In reviewing a partial list of the items seized by “authorities” in the recent “search” (read-raid) on the compound, I have to wonder what was the scope of the search “warrant” granted by the judge, and what were the “probable causes” proffered to the judge for each different class of item.

Although very, very little protection remains in America against unreasonable search and seizure, petitions for search warrants are usually required to be specific re what items are being sought and the probable cause for each.

I note some printed material pertaining to firearms was seized. Hopefully that material will not result in the unleashing of the ATF storm troops, thereby setting the stage for a replay of the Branch Davidian catastrophe in Waco.

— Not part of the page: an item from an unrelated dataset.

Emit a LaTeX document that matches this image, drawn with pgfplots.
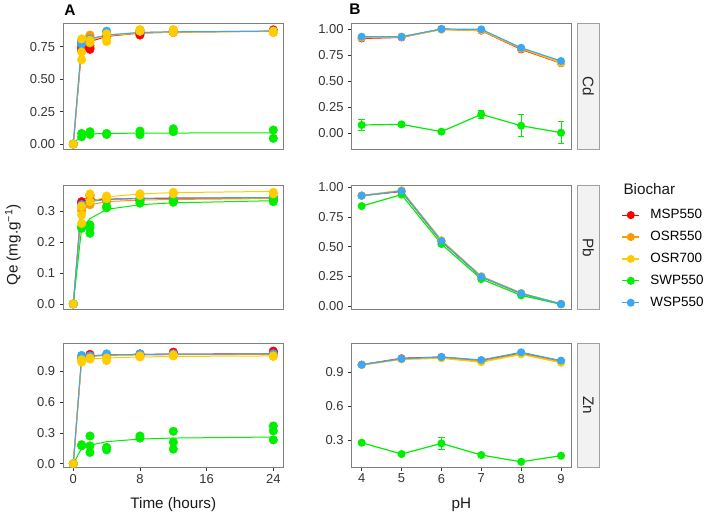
\documentclass[border=0pt]{standalone}
\usepackage{pgfplots}
\pgfplotsset{compat=1.18}
\usepackage{fontspec}
\setmainfont{Liberation Sans}
\definecolor{cMSP}{HTML}{FF0000}
\definecolor{cOSRa}{HTML}{FF9900}
\definecolor{cOSRb}{HTML}{FFCC00}
\definecolor{cSWP}{HTML}{00EE00}
\definecolor{cWSP}{HTML}{3AA8F5}
\definecolor{bordc}{HTML}{808080}
\definecolor{tickc}{HTML}{333333}
\definecolor{stripfill}{HTML}{F2F2F2}
\definecolor{stripdraw}{HTML}{A0A0A0}
\newcommand{\tfont}{\fontsize{13}{13}\selectfont}
\newcommand{\lfont}{\fontsize{15.3}{15.3}\selectfont}
\pgfplotsset{
  panel/.style={scale only axis,
    axis line style={draw=bordc, line width=0.8bp},
    every tick/.style={draw=tickc, line width=0.6bp},
    tick align=outside, major tick length=3.5bp, tick pos=left,
    ticklabel style={font=\tfont, text=black!80, inner sep=0pt},
    yticklabel shift=4.5bp, xticklabel shift=3bp},
  Acol/.style={panel, width=220bp, xmin=-1.2, xmax=25.2, xtick={0,8,16,24}, xticklabels={0,8,16,24}},
  Bcol/.style={panel, width=219.3bp, xmin=3.75, xmax=9.25, xtick={4,5,6,7,8,9}, xticklabels={4,5,6,7,8,9}},
  noxt/.style={xtick=\empty},
  pA/.style={only marks, mark=*, mark size=4.3bp},
  cA/.style={no marks, line width=1bp},
  pB/.style={mark=*, mark size=3.4bp, line width=1.2bp},
  eb/.style={error bars/.cd, y dir=both, y explicit, error mark=none, error bar style={draw=cSWP, line width=1bp}},
  caps/.style={draw=none, no marks, forget plot, error bars/.cd, x dir=both, x fixed=0.08, error mark=none, error bar style={draw=cSWP, line width=1bp}},
}
\begin{document}
\begin{tikzpicture}
\path[use as bounding box] (0,0) rectangle (705bp,-515bp);

% ---------------- A: Cd ----------------
\begin{axis}[Acol, noxt, at={(63.3bp,-23.5bp)}, anchor=north west, height=126bp,
  ymin=-0.042, ymax=0.929, ytick={0,0.25,0.5,0.75}, yticklabels={0.00,0.25,0.50,0.75}]
\addplot[pA, cMSP] coordinates {(0,0) (1,0.76) (1,0.74) (1,0.72) (2,0.74) (2,0.73) (2,0.76) (4,0.83) (4,0.84) (8,0.84) (8,0.85) (12,0.87) (12,0.86) (24,0.88) (24,0.87)};
\addplot[pA, cOSRa] coordinates {(0,0) (1,0.79) (1,0.80) (2,0.83) (2,0.84) (4,0.85) (4,0.84) (8,0.87) (8,0.88) (12,0.88) (12,0.87) (24,0.87) (24,0.86)};
\addplot[pA, cWSP] coordinates {(0,0) (1,0.79) (1,0.78) (1,0.77) (2,0.81) (4,0.87) (4,0.86) (8,0.87) (12,0.87) (24,0.87)};
\addplot[pA, cSWP] coordinates {(0,0) (1,0.056) (1,0.082) (2,0.095) (2,0.074) (4,0.082) (4,0.074) (8,0.10) (8,0.072) (12,0.118) (12,0.095) (24,0.108) (24,0.044)};
\addplot[pA, cOSRb] coordinates {(0,0) (1,0.81) (1,0.71) (1,0.65) (2,0.80) (2,0.78) (4,0.85) (4,0.79) (4,0.81) (8,0.88) (8,0.87) (12,0.86) (12,0.88) (24,0.86) (24,0.87)};
\addplot[cA, cMSP] coordinates {(0,0) (1,0.73) (2,0.79) (4,0.83) (8,0.855) (12,0.862) (24,0.87)};
\addplot[cA, cOSRa] coordinates {(0,0) (1,0.77) (2,0.81) (4,0.84) (8,0.86) (12,0.865) (24,0.87)};
\addplot[cA, cOSRb] coordinates {(0,0) (1,0.75) (2,0.80) (4,0.835) (8,0.855) (12,0.862) (24,0.868)};
\addplot[cA, cSWP] coordinates {(0,0) (1,0.07) (2,0.078) (4,0.082) (8,0.084) (12,0.085) (24,0.086)};
\addplot[cA, cWSP] coordinates {(0,0) (1,0.775) (2,0.81) (4,0.84) (8,0.86) (12,0.865) (24,0.87)};
\end{axis}

% ---------------- A: Pb ----------------
\begin{axis}[Acol, noxt, at={(63.3bp,-185.5bp)}, anchor=north west, height=124bp,
  ymin=-0.018, ymax=0.382, ytick={0,0.1,0.2,0.3}, yticklabels={0.0,0.1,0.2,0.3}]
\addplot[pA, cMSP] coordinates {(0,0) (1,0.33) (1,0.325) (2,0.35) (2,0.34) (4,0.335) (8,0.335) (8,0.34) (12,0.34) (12,0.335) (24,0.345) (24,0.34)};
\addplot[pA, cOSRa] coordinates {(0,0) (1,0.30) (1,0.31) (2,0.35) (2,0.32) (4,0.335) (4,0.33) (8,0.34) (12,0.34) (24,0.34)};
\addplot[pA, cWSP] coordinates {(0,0) (1,0.32) (2,0.33) (4,0.34) (8,0.34) (12,0.34) (24,0.342)};
\addplot[pA, cSWP] coordinates {(0,0) (1,0.244) (1,0.25) (2,0.255) (2,0.245) (2,0.228) (4,0.31) (4,0.315) (8,0.325) (8,0.33) (12,0.33) (12,0.328) (24,0.33) (24,0.335)};
\addplot[pA, cOSRb] coordinates {(0,0) (1,0.315) (1,0.287) (1,0.26) (2,0.33) (2,0.355) (4,0.348) (4,0.34) (8,0.355) (8,0.35) (12,0.36) (12,0.355) (24,0.36) (24,0.355)};
\addplot[cA, cMSP] coordinates {(0,0) (1,0.33) (2,0.335) (4,0.338) (8,0.34) (12,0.341) (24,0.342)};
\addplot[cA, cOSRa] coordinates {(0,0) (1,0.30) (2,0.32) (4,0.33) (8,0.335) (12,0.337) (24,0.34)};
\addplot[cA, cOSRb] coordinates {(0,0) (1,0.31) (2,0.33) (4,0.345) (8,0.355) (12,0.359) (24,0.363)};
\addplot[cA, cSWP] coordinates {(0,0) (1,0.245) (2,0.275) (4,0.305) (8,0.32) (12,0.326) (24,0.333)};
\addplot[cA, cWSP] coordinates {(0,0) (1,0.32) (2,0.33) (4,0.337) (8,0.34) (12,0.342) (24,0.343)};
\end{axis}

% ---------------- A: Zn ----------------
\begin{axis}[Acol, at={(63.3bp,-343.3bp)}, anchor=north west, height=124bp,
  ymin=-0.035, ymax=1.173, ytick={0,0.3,0.6,0.9}, yticklabels={0.0,0.3,0.6,0.9}]
\addplot[pA, cMSP] coordinates {(0,0) (1,1.03) (2,1.065) (2,1.04) (4,1.06) (8,1.07) (8,1.06) (12,1.087) (12,1.07) (24,1.097) (24,1.08)};
\addplot[pA, cOSRa] coordinates {(0,0) (1,1.02) (2,1.04) (4,1.05) (8,1.06) (12,1.06) (24,1.06)};
\addplot[pA, cWSP] coordinates {(0,0) (1,1.055) (2,1.05) (4,1.07) (8,1.07) (12,1.07) (24,1.07)};
\addplot[pA, cSWP] coordinates {(0,0) (1,0.174) (1,0.185) (2,0.27) (2,0.174) (2,0.11) (4,0.16) (4,0.135) (8,0.27) (8,0.25) (12,0.316) (12,0.21) (12,0.142) (24,0.368) (24,0.32) (24,0.232)};
\addplot[pA, cOSRb] coordinates {(0,0) (1,1.013) (1,0.99) (2,1.02) (2,1.03) (4,1.03) (4,1.005) (8,1.04) (8,1.05) (12,1.05) (12,1.06) (24,1.05) (24,1.045)};
\addplot[cA, cMSP] coordinates {(0,0) (1,1.03) (2,1.05) (4,1.06) (8,1.065) (12,1.068) (24,1.07)};
\addplot[cA, cOSRa] coordinates {(0,0) (1,1.03) (2,1.045) (4,1.055) (8,1.06) (12,1.062) (24,1.065)};
\addplot[cA, cOSRb] coordinates {(0,0) (1,1.01) (2,1.02) (4,1.03) (8,1.04) (12,1.045) (24,1.05)};
\addplot[cA, cSWP] coordinates {(0,0) (1,0.15) (2,0.18) (4,0.215) (8,0.24) (12,0.25) (24,0.26)};
\addplot[cA, cWSP] coordinates {(0,0) (1,1.04) (2,1.05) (4,1.06) (8,1.065) (12,1.067) (24,1.07)};
\end{axis}

% ---------------- B: Cd ----------------
\begin{axis}[Bcol, noxt, at={(351.7bp,-23.5bp)}, anchor=north west, height=126bp,
  ymin=-0.155, ymax=1.053, ytick={0,0.25,0.5,0.75,1}, yticklabels={0.00,0.25,0.50,0.75,1.00}]
\addplot[pB, cMSP] coordinates {(4,0.91) (5,0.92) (6,1.00) (7,0.985) (8,0.805) (9,0.673)};
\addplot[pB, cOSRa] coordinates {(4,0.915) (5,0.925) (6,0.995) (7,0.985) (8,0.81) (9,0.675)};
\addplot[pB, cOSRb] coordinates {(4,0.92) (5,0.925) (6,0.995) (7,0.99) (8,0.815) (9,0.68)};
\addplot[pB, cSWP, eb] coordinates {(4,0.08) +- (0,0.05) (5,0.086) +- (0,0.02) (6,0.016) +- (0,0.01) (7,0.182) +- (0,0.035) (8,0.073) +- (0,0.107) (9,0.006) +- (0,0.104)};
\addplot[caps] coordinates {(4,0.13) (4,0.03) (5,0.106) (5,0.066) (6,0.026) (6,0.006) (7,0.217) (7,0.147) (8,0.18) (8,-0.034) (9,0.11) (9,-0.098)};
\addplot[pB, cWSP] coordinates {(4,0.926) (5,0.926) (6,1.0) (7,0.997) (8,0.82) (9,0.693)};
\end{axis}

% ---------------- B: Pb ----------------
\begin{axis}[Bcol, noxt, at={(351.7bp,-185.5bp)}, anchor=north west, height=124bp,
  ymin=-0.029, ymax=1.015, ytick={0,0.25,0.5,0.75,1}, yticklabels={0.00,0.25,0.50,0.75,1.00},
  legend style={draw=none, fill=none, inner sep=0pt, outer sep=0pt,
    at={(1.2312,0.408)}, anchor=west,
    font=\fontsize{13.5}{13.5}\selectfont,
    nodes={inner sep=0pt, text height=10bp, text depth=3bp},
    row sep=8.9bp,
    /tikz/every odd column/.append style={column sep=10.5bp}},
  legend cell align=left]
\addlegendimage{cMSP, line width=1.2bp, mark=*, mark size=3.4bp}
\addlegendentry{MSP550}
\addlegendimage{cOSRa, line width=1.2bp, mark=*, mark size=3.4bp}
\addlegendentry{OSR550}
\addlegendimage{cOSRb, line width=1.2bp, mark=*, mark size=3.4bp}
\addlegendentry{OSR700}
\addlegendimage{cSWP, line width=1.2bp, mark=*, mark size=3.4bp}
\addlegendentry{SWP550}
\addlegendimage{cWSP, line width=1.2bp, mark=*, mark size=3.4bp}
\addlegendentry{WSP550}
\addplot[pB, cMSP] coordinates {(4,0.93) (5,0.965) (6,0.545) (7,0.245) (8,0.105) (9,0.017)};
\addplot[pB, cOSRa] coordinates {(4,0.93) (5,0.97) (6,0.55) (7,0.25) (8,0.107) (9,0.018)};
\addplot[pB, cOSRb] coordinates {(4,0.93) (5,0.975) (6,0.555) (7,0.25) (8,0.11) (9,0.018)};
\addplot[pB, cSWP] coordinates {(4,0.842) (5,0.938) (6,0.522) (7,0.227) (8,0.09) (9,0.015)};
\addplot[pB, cWSP] coordinates {(4,0.929) (5,0.969) (6,0.548) (7,0.247) (8,0.107) (9,0.017)};
\end{axis}

% ---------------- B: Zn ----------------
\begin{axis}[Bcol, at={(351.7bp,-343.3bp)}, anchor=north west, height=124bp,
  ymin=0.058, ymax=1.158, ytick={0.3,0.6,0.9}, yticklabels={0.3,0.6,0.9}]
\addplot[pB, cMSP] coordinates {(4,0.968) (5,1.025) (6,1.036) (7,1.005) (8,1.07) (9,1.0)};
\addplot[pB, cOSRa] coordinates {(4,0.968) (5,1.02) (6,1.03) (7,1.0) (8,1.065) (9,0.995)};
\addplot[pB, cOSRb] coordinates {(4,0.965) (5,1.015) (6,1.025) (7,0.99) (8,1.06) (9,0.985)};
\addplot[pB, cSWP, eb] coordinates {(4,0.276) +- (0,0.01) (5,0.176) +- (0,0.01) (6,0.27) +- (0,0.055) (7,0.167) +- (0,0.01) (8,0.107) +- (0,0.005) (9,0.161) +- (0,0.01)};
\addplot[caps] coordinates {(6,0.325) (6,0.215)};
\addplot[pB, cWSP] coordinates {(4,0.968) (5,1.021) (6,1.036) (7,1.01) (8,1.078) (9,1.004)};
\end{axis}

% ---------------- strips ----------------
\foreach \top/\bot/\lab in {23.5/149.5/Cd, 185.5/309.5/Pb, 343.3/467.3/Zn}{
  \draw[stripdraw, fill=stripfill, line width=0.8bp] (577.3bp,-\top bp) rectangle (599.3bp,-\bot bp);
  \node[rotate=-90, font=\lfont, text=black!85] at (588.3bp,{-(\top+\bot)/2*1bp}) {\lab};
}

% ---------------- titles and labels ----------------
\node[font=\fontsize{15.5}{15.5}\selectfont\bfseries] at (70bp,-10bp) {A};
\node[font=\fontsize{15.5}{15.5}\selectfont\bfseries] at (355bp,-9bp) {B};
\node[font=\lfont, text=black!90] at (173.3bp,-505bp) {Time (hours)};
\node[font=\lfont, text=black!90] at (461.3bp,-505bp) {pH};
\node[font=\lfont, text=black!90, rotate=90] at (13bp,-245bp) {Qe (mg.g\textsuperscript{\char"2212 1})};
\node[font=\lfont, text=black!90, anchor=west] at (620bp,-189.3bp) {Biochar};
\end{tikzpicture}
\end{document}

Religious freedom? Right to privacy? Dream on . . . Welcome to Amerika.

M Landolphe D’Aquin-Burglass MD ThD

M Landolphe D'Aquin-Burglass MD ThD   April 11th, 2008 10:33 pm ET

Given that the “authorities” report being unable to identify or locate “Sarah,” the complaining witness whose “call for help” triggered and legitimized the raid, one ought to consider the possibility that no such Sarah exists or ever has existed. The mere claim that such a “call for help” appears to have been sufficient to mobilize the angels of mercy of the social service establishment and the (?) criminal justice system.

Such prosecutorial investigative misconduct is far from unknown in matters involving socially condemned behavior.

M Landolphe D’Aquin-Burglass MD ThD

sue   April 11th, 2008 10:43 pm ET

there must be many extra men in these polygamus families. what happens to them? do they form their own families, or are they forced to remain single?
Sue

M Landolphe D'Aquin-Burglass MD ThD   April 11th, 2008 10:54 pm ET

Congratulations for tonight’s informative, non-sensational, and FAIR segment on polygamy. Good job, Anderson!

M Landolphe D’Aquin-Burglass MD ThD

Karen Joy   April 11th, 2008 10:55 pm ET

Where are the older women? I do not see any older women in the photos you have shown.

Martha Gieseler   April 14th, 2008 10:35 pm ET

Are the flds children Americans? Do they get birth certificates?

Steve   April 14th, 2008 11:40 pm ET

Has anyone wondered if this latest episode in the FLDS is simple a ploy by the FLDS to embarass and /or supress further prosecution by the Texas and Arizona legal systems.

Steve Todd   April 15th, 2008 12:04 am ET

Where are the child raping, women beating cowards they call men of the compound? Why are they sending programed women to do their talking? Educate in the public school system a generation of these women and children and see if they would choose that life.

marg   April 15th, 2008 12:04 am ET

It’s sad to read that people actually think the way they do, when they obviously do not want to acknowledge all of the circumstances that they have been reading for the past 50 years..
Firstly, talking those children out of those surroundings was an absoluate necessity, imagine having your 15 or 16 year old daughter sent off to LIVE with a man as old as 60 or 70 and for them to have sexual relations, it makes me sick to my stomach, let alone the thought that I abandomed my child is impossible for me to relate to. The other extreme is to have your son, at the early age of 14 sent out to live on his own, no one to protect him or even care if he is dead or alive it is unimaginable in this day and age. It is hard to believe that there is a God up there if these things take place.